** Begin EXTRACTED INFORMATION **

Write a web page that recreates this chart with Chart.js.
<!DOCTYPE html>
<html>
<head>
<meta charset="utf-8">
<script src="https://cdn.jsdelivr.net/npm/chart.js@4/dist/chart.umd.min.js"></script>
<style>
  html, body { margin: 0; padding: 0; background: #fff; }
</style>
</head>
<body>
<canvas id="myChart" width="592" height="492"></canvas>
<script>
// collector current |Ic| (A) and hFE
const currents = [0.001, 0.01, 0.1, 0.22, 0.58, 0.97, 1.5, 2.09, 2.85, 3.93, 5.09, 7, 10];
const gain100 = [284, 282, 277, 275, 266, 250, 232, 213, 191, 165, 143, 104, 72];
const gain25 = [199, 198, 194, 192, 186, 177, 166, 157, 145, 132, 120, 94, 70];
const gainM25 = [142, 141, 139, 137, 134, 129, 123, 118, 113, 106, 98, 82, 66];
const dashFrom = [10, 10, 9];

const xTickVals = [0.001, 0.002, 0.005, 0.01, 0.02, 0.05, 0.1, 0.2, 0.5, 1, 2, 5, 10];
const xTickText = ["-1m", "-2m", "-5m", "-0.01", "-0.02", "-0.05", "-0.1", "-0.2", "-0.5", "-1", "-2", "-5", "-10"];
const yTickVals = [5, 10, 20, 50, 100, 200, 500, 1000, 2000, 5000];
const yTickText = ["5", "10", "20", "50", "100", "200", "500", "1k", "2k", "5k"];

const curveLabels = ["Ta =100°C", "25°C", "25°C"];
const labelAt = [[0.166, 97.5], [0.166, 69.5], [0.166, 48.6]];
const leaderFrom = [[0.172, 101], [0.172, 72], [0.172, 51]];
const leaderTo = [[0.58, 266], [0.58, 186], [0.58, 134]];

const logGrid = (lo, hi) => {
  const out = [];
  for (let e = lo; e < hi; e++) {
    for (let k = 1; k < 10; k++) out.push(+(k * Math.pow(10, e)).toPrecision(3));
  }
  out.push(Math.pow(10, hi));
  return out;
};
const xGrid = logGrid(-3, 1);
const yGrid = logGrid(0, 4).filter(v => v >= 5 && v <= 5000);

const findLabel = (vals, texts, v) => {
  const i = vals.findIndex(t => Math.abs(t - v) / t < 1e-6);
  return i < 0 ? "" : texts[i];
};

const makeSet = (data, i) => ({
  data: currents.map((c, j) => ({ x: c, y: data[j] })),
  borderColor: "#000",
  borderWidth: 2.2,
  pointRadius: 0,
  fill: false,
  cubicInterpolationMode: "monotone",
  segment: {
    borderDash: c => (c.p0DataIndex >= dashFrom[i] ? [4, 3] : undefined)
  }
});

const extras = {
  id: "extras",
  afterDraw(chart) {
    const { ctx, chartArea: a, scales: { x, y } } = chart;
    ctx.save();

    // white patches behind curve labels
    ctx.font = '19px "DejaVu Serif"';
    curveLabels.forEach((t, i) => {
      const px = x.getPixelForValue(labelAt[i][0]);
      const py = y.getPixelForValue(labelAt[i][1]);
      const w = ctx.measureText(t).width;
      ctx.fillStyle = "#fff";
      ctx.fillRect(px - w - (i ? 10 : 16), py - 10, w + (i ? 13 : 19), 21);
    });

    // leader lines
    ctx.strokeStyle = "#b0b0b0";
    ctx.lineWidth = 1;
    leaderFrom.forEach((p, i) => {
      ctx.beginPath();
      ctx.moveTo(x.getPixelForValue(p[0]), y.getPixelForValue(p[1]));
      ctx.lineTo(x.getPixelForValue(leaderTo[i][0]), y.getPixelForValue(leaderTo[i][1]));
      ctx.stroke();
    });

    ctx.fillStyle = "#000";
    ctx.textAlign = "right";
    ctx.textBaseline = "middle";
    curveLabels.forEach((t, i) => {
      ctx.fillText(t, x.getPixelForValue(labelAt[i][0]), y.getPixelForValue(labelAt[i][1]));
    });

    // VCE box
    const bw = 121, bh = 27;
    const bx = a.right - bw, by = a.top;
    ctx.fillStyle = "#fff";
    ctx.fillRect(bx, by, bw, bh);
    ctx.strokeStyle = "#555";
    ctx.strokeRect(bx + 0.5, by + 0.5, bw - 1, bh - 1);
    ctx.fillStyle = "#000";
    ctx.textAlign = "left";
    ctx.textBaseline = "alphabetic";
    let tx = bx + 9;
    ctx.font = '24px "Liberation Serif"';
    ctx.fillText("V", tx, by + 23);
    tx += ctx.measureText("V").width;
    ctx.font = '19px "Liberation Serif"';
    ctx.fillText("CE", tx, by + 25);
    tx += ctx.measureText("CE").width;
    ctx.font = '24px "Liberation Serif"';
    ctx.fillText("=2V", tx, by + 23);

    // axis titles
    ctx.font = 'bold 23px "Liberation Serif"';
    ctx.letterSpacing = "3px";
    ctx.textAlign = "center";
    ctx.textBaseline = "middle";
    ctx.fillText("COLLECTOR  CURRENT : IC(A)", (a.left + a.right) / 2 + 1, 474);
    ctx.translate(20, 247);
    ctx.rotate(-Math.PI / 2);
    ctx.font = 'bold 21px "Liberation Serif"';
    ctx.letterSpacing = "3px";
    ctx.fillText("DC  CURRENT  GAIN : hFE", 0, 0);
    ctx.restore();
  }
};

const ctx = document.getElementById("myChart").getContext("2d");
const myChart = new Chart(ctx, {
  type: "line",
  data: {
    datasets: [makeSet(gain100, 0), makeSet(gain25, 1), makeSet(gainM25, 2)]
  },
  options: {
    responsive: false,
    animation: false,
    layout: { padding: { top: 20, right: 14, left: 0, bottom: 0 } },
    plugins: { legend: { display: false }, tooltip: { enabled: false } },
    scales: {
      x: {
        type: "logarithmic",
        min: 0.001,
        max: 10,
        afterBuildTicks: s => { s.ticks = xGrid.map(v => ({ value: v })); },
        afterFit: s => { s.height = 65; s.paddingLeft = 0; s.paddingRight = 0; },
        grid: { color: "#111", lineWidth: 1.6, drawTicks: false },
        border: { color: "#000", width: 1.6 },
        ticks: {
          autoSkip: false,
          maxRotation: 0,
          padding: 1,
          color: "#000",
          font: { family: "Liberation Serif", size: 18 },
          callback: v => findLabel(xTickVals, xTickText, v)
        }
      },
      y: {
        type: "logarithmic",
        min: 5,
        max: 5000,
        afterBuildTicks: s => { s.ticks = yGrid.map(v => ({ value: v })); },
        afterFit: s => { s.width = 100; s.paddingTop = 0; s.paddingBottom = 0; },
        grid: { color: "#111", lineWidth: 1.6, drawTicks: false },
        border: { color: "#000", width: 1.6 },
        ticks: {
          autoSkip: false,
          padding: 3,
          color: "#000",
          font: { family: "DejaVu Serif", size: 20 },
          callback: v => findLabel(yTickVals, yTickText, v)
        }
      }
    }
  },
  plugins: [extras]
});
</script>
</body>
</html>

** End EXTRACTED INFORMATION **
** Begin EXTRACTED INFORMATION **

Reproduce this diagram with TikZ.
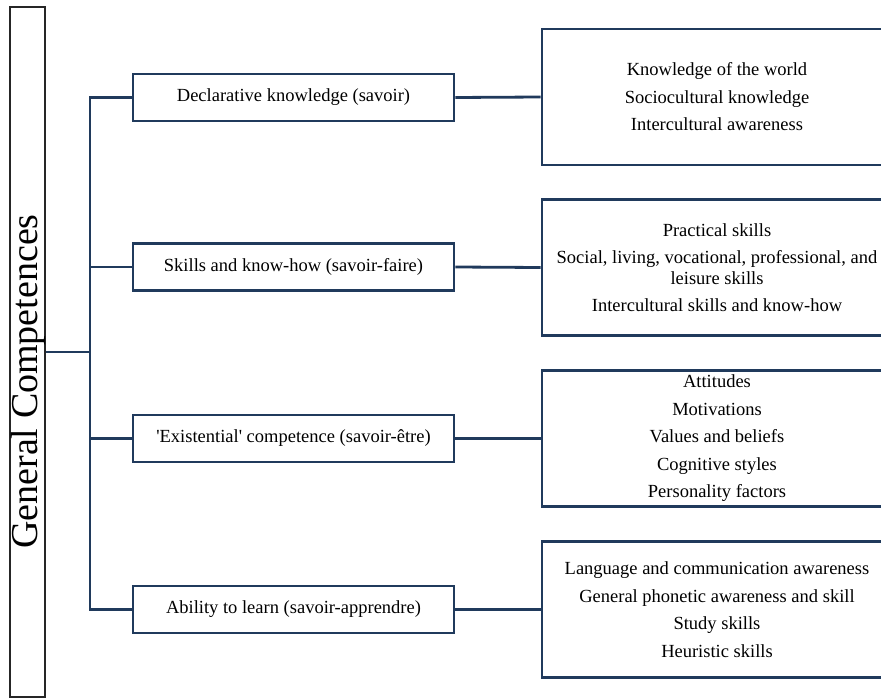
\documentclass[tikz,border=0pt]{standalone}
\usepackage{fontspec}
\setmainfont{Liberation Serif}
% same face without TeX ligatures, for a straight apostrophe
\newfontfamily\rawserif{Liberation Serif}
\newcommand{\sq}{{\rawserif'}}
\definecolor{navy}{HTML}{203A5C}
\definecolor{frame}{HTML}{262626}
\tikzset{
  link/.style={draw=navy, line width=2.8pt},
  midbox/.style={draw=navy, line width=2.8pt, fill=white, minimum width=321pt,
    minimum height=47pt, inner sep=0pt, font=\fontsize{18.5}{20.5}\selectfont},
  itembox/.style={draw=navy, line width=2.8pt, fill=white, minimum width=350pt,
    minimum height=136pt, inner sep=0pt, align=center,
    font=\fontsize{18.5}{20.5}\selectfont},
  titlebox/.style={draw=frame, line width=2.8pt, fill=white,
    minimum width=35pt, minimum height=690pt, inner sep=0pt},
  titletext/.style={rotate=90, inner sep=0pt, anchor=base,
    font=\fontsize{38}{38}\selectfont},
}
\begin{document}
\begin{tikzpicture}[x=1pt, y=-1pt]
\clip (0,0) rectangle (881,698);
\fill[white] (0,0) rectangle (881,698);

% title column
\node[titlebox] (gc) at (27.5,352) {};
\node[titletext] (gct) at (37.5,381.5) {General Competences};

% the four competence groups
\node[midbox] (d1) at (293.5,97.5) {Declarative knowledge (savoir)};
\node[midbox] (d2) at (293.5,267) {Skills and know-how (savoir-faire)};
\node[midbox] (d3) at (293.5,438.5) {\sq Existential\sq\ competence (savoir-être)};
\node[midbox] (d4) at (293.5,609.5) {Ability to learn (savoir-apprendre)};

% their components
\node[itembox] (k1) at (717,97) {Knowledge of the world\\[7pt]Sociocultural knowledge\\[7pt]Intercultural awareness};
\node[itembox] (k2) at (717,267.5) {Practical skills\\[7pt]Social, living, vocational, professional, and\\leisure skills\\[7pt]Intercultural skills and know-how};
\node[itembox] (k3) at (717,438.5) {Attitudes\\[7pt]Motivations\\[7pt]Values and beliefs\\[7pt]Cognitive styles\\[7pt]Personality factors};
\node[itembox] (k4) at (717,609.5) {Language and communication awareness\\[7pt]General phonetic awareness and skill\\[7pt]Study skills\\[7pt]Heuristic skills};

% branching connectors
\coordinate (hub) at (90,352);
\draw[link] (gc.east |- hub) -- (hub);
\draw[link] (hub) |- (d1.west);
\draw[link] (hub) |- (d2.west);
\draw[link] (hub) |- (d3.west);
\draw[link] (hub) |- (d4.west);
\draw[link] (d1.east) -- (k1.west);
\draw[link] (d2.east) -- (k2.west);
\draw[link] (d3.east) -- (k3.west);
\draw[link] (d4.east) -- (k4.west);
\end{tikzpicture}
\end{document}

** End EXTRACTED INFORMATION **
** Begin EXTRACTED INFORMATION **

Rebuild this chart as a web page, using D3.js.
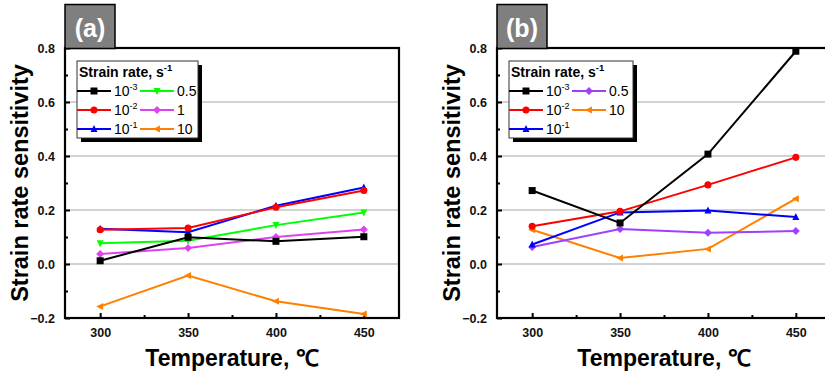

** End EXTRACTED INFORMATION **

*OBJECTIVE*
Your task is to transcribe only the lines from the line containing "Write a web" through the line containing "const dashFrom = [10, 10, 9];", word for word.

*CORRECT RESPONSE*
Write a web page that recreates this chart with Chart.js.
<!DOCTYPE html>
<html>
<head>
<meta charset="utf-8">
<script src="https://cdn.jsdelivr.net/npm/chart.js@4/dist/chart.umd.min.js"></script>
<style>
  html, body { margin: 0; padding: 0; background: #fff; }
</style>
</head>
<body>
<canvas id="myChart" width="592" height="492"></canvas>
<script>
// collector current |Ic| (A) and hFE
const currents = [0.001, 0.01, 0.1, 0.22, 0.58, 0.97, 1.5, 2.09, 2.85, 3.93, 5.09, 7, 10];
const gain100 = [284, 282, 277, 275, 266, 250, 232, 213, 191, 165, 143, 104, 72];
const gain25 = [199, 198, 194, 192, 186, 177, 166, 157, 145, 132, 120, 94, 70];
const gainM25 = [142, 141, 139, 137, 134, 129, 123, 118, 113, 106, 98, 82, 66];
const dashFrom = [10, 10, 9];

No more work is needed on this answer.